## Available data
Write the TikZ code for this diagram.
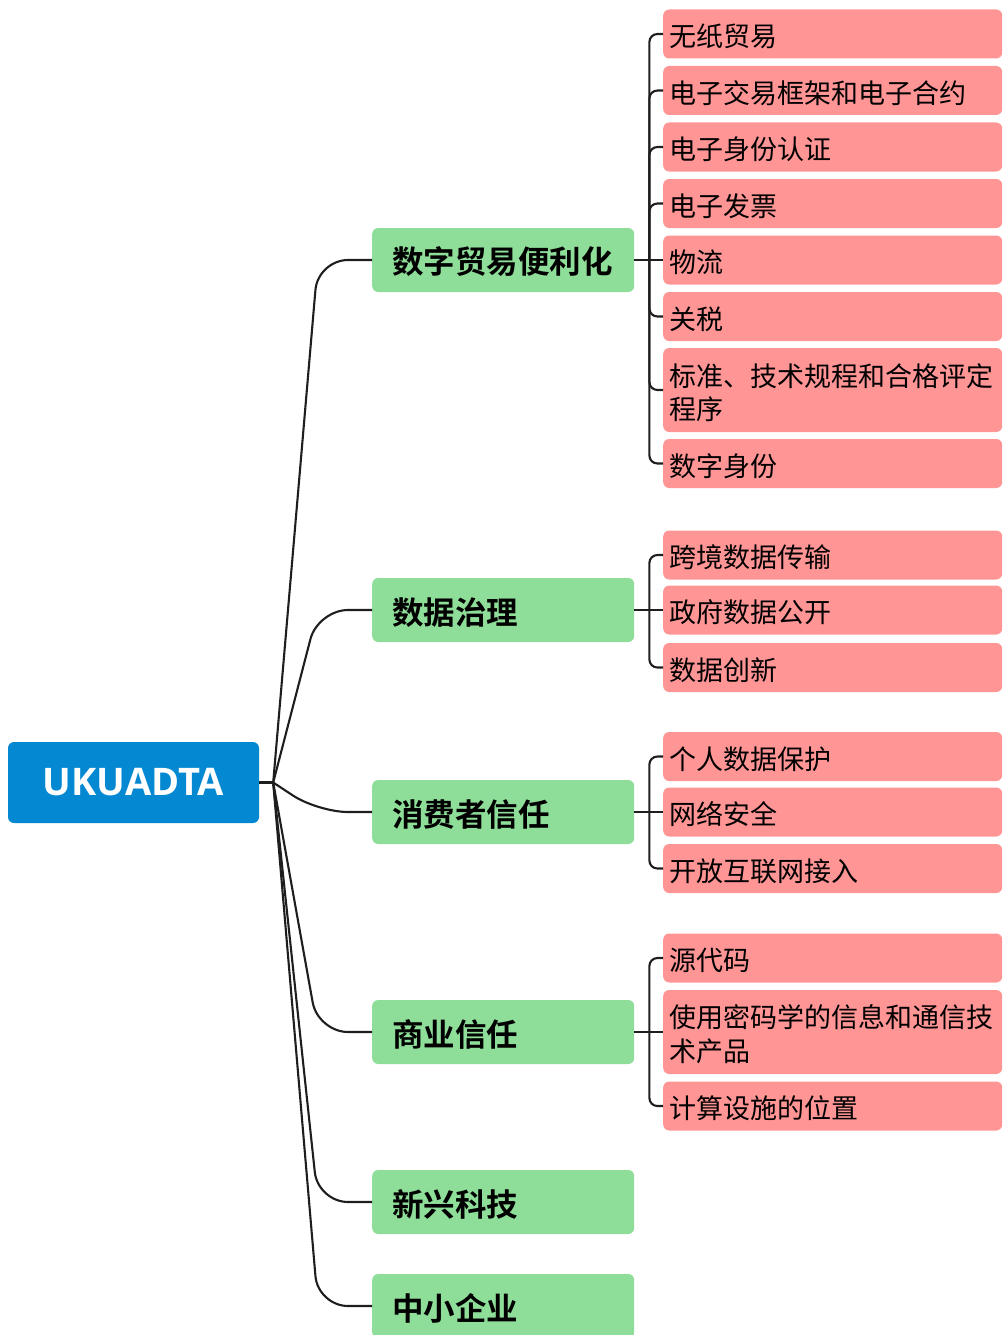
\documentclass[tikz,border=0pt]{standalone}
\usepackage{fontspec}
\newfontfamily\cjk[BoldFont={Noto Sans CJK SC Bold}]{Noto Sans CJK SC}
\newfontfamily\latin{Open Sans}
\usetikzlibrary{calc}
\definecolor{rootblue}{RGB}{4,136,210}
\definecolor{topicgreen}{RGB}{142,222,153}
\definecolor{leafpink}{RGB}{255,149,149}
\definecolor{linecol}{RGB}{30,30,30}
\tikzset{
  rootbox/.style={fill=rootblue, rounded corners=6, minimum width=251, minimum height=81,
    text=white, inner sep=0, font=\latin\bfseries\fontsize{38}{40}\selectfont},
  topicbox/.style={fill=topicgreen, rounded corners=6, minimum width=262, minimum height=64,
    anchor=west, text width=222, inner xsep=20, inner ysep=0, align=left, text height=31pt,
    font=\cjk\bfseries\fontsize{31.5}{36}\selectfont},
  leafbox/.style={fill=leafpink, rounded corners=6, minimum width=339, minimum height=49,
    anchor=west, text width=327, inner xsep=6, inner ysep=0, align=left, text height=27.8pt,
    font=\cjk\fontsize{27}{33.5}\selectfont},
  tallleaf/.style={leafbox, minimum height=84},
  conn/.style={draw=linecol, line width=2.1},
  rootconn/.style={conn, rounded corners=30},
  leafconn/.style={conn, rounded corners=8},
}
\begin{document}
\begin{tikzpicture}[x=1pt, y=-1pt]
\useasboundingbox (0,0) rectangle (1003,1335);

% root
\node[rootbox] (root) at (133.5,782.5) {UKUADTA};
\coordinate (J) at ($(root.east)+(14,0)$);

% topics
\node[topicbox] (g1) at (372,260) {数字贸易便利化};
\node[topicbox] (g2) at (372,610) {数据治理};
\node[topicbox] (g3) at (372,812) {消费者信任};
\node[topicbox] (g4) at (372,1032) {商业信任};
\node[topicbox] (g5) at (372,1202) {新兴科技};
\node[topicbox] (g6) at (372,1306) {中小企业};

% root connectors
\draw[conn] (root.east) -- (J);
\foreach \g in {g1,g2,g3,g4,g5,g6}{
  \draw[rootconn] (J) -- ($(\g.west)+(-54,0)$) -- (\g.west);
}

% leaves group 1
\node[leafbox] (a1) at (663,34) {无纸贸易};
\node[leafbox] (a2) at (663,90.5) {电子交易框架和电子合约};
\node[leafbox] (a3) at (663,147) {电子身份认证};
\node[leafbox] (a4) at (663,203.5) {电子发票};
\node[leafbox] (a5) at (663,260) {物流};
\node[leafbox] (a6) at (663,316.5) {关税};
\node[tallleaf] (a7) at (663,390) {标准、技术规程和合格评定\\程序};
\node[leafbox] (a8) at (663,463.5) {数字身份};

% leaves group 2
\node[leafbox] (b1) at (663,555) {跨境数据传输};
\node[leafbox] (b2) at (663,610) {政府数据公开};
\node[leafbox] (b3) at (663,667.5) {数据创新};

% leaves group 3
\node[leafbox] (c1) at (663,756.5) {个人数据保护};
\node[leafbox] (c2) at (663,812) {网络安全};
\node[leafbox] (c3) at (663,868.5) {开放互联网接入};

% leaves group 4
\node[leafbox] (d1) at (663,958) {源代码};
\node[tallleaf] (d2) at (663,1032) {使用密码学的信息和通信技\\术产品};
\node[leafbox] (d3) at (663,1106) {计算设施的位置};

% spines
\coordinate (s1) at ($(g1.east)+(15,0)$);
\coordinate (s2) at ($(g2.east)+(15,0)$);
\coordinate (s3) at ($(g3.east)+(15,0)$);
\coordinate (s4) at ($(g4.east)+(15,0)$);

\draw[conn] (g1.east) -- (a5.west);
\foreach \l in {a1,a2,a3,a4,a6,a7,a8}{ \draw[leafconn] (s1) |- (\l.west); }

\draw[conn] (g2.east) -- (b2.west);
\foreach \l in {b1,b3}{ \draw[leafconn] (s2) |- (\l.west); }

\draw[conn] (g3.east) -- (c2.west);
\foreach \l in {c1,c3}{ \draw[leafconn] (s3) |- (\l.west); }

\draw[conn] (g4.east) -- (d2.west);
\foreach \l in {d1,d3}{ \draw[leafconn] (s4) |- (\l.west); }
\end{tikzpicture}
\end{document}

## Task brief
Reproduce every line above as written, skipping pictures.

## Exercise output
Write the TikZ code for this diagram.
\documentclass[tikz,border=0pt]{standalone}
\usepackage{fontspec}
\newfontfamily\cjk[BoldFont={Noto Sans CJK SC Bold}]{Noto Sans CJK SC}
\newfontfamily\latin{Open Sans}
\usetikzlibrary{calc}
\definecolor{rootblue}{RGB}{4,136,210}
\definecolor{topicgreen}{RGB}{142,222,153}
\definecolor{leafpink}{RGB}{255,149,149}
\definecolor{linecol}{RGB}{30,30,30}
\tikzset{
  rootbox/.style={fill=rootblue, rounded corners=6, minimum width=251, minimum height=81,
    text=white, inner sep=0, font=\latin\bfseries\fontsize{38}{40}\selectfont},
  topicbox/.style={fill=topicgreen, rounded corners=6, minimum width=262, minimum height=64,
    anchor=west, text width=222, inner xsep=20, inner ysep=0, align=left, text height=31pt,
    font=\cjk\bfseries\fontsize{31.5}{36}\selectfont},
  leafbox/.style={fill=leafpink, rounded corners=6, minimum width=339, minimum height=49,
    anchor=west, text width=327, inner xsep=6, inner ysep=0, align=left, text height=27.8pt,
    font=\cjk\fontsize{27}{33.5}\selectfont},
  tallleaf/.style={leafbox, minimum height=84},
  conn/.style={draw=linecol, line width=2.1},
  rootconn/.style={conn, rounded corners=30},
  leafconn/.style={conn, rounded corners=8},
}
\begin{document}
\begin{tikzpicture}[x=1pt, y=-1pt]
\useasboundingbox (0,0) rectangle (1003,1335);

% root
\node[rootbox] (root) at (133.5,782.5) {UKUADTA};
\coordinate (J) at ($(root.east)+(14,0)$);

% topics
\node[topicbox] (g1) at (372,260) {数字贸易便利化};
\node[topicbox] (g2) at (372,610) {数据治理};
\node[topicbox] (g3) at (372,812) {消费者信任};
\node[topicbox] (g4) at (372,1032) {商业信任};
\node[topicbox] (g5) at (372,1202) {新兴科技};
\node[topicbox] (g6) at (372,1306) {中小企业};

% root connectors
\draw[conn] (root.east) -- (J);
\foreach \g in {g1,g2,g3,g4,g5,g6}{
  \draw[rootconn] (J) -- ($(\g.west)+(-54,0)$) -- (\g.west);
}

% leaves group 1
\node[leafbox] (a1) at (663,34) {无纸贸易};
\node[leafbox] (a2) at (663,90.5) {电子交易框架和电子合约};
\node[leafbox] (a3) at (663,147) {电子身份认证};
\node[leafbox] (a4) at (663,203.5) {电子发票};
\node[leafbox] (a5) at (663,260) {物流};
\node[leafbox] (a6) at (663,316.5) {关税};
\node[tallleaf] (a7) at (663,390) {标准、技术规程和合格评定\\程序};
\node[leafbox] (a8) at (663,463.5) {数字身份};

% leaves group 2
\node[leafbox] (b1) at (663,555) {跨境数据传输};
\node[leafbox] (b2) at (663,610) {政府数据公开};
\node[leafbox] (b3) at (663,667.5) {数据创新};

% leaves group 3
\node[leafbox] (c1) at (663,756.5) {个人数据保护};
\node[leafbox] (c2) at (663,812) {网络安全};
\node[leafbox] (c3) at (663,868.5) {开放互联网接入};

% leaves group 4
\node[leafbox] (d1) at (663,958) {源代码};
\node[tallleaf] (d2) at (663,1032) {使用密码学的信息和通信技\\术产品};
\node[leafbox] (d3) at (663,1106) {计算设施的位置};

% spines
\coordinate (s1) at ($(g1.east)+(15,0)$);
\coordinate (s2) at ($(g2.east)+(15,0)$);
\coordinate (s3) at ($(g3.east)+(15,0)$);
\coordinate (s4) at ($(g4.east)+(15,0)$);

\draw[conn] (g1.east) -- (a5.west);
\foreach \l in {a1,a2,a3,a4,a6,a7,a8}{ \draw[leafconn] (s1) |- (\l.west); }

\draw[conn] (g2.east) -- (b2.west);
\foreach \l in {b1,b3}{ \draw[leafconn] (s2) |- (\l.west); }

\draw[conn] (g3.east) -- (c2.west);
\foreach \l in {c1,c3}{ \draw[leafconn] (s3) |- (\l.west); }

\draw[conn] (g4.east) -- (d2.west);
\foreach \l in {d1,d3}{ \draw[leafconn] (s4) |- (\l.west); }
\end{tikzpicture}
\end{document}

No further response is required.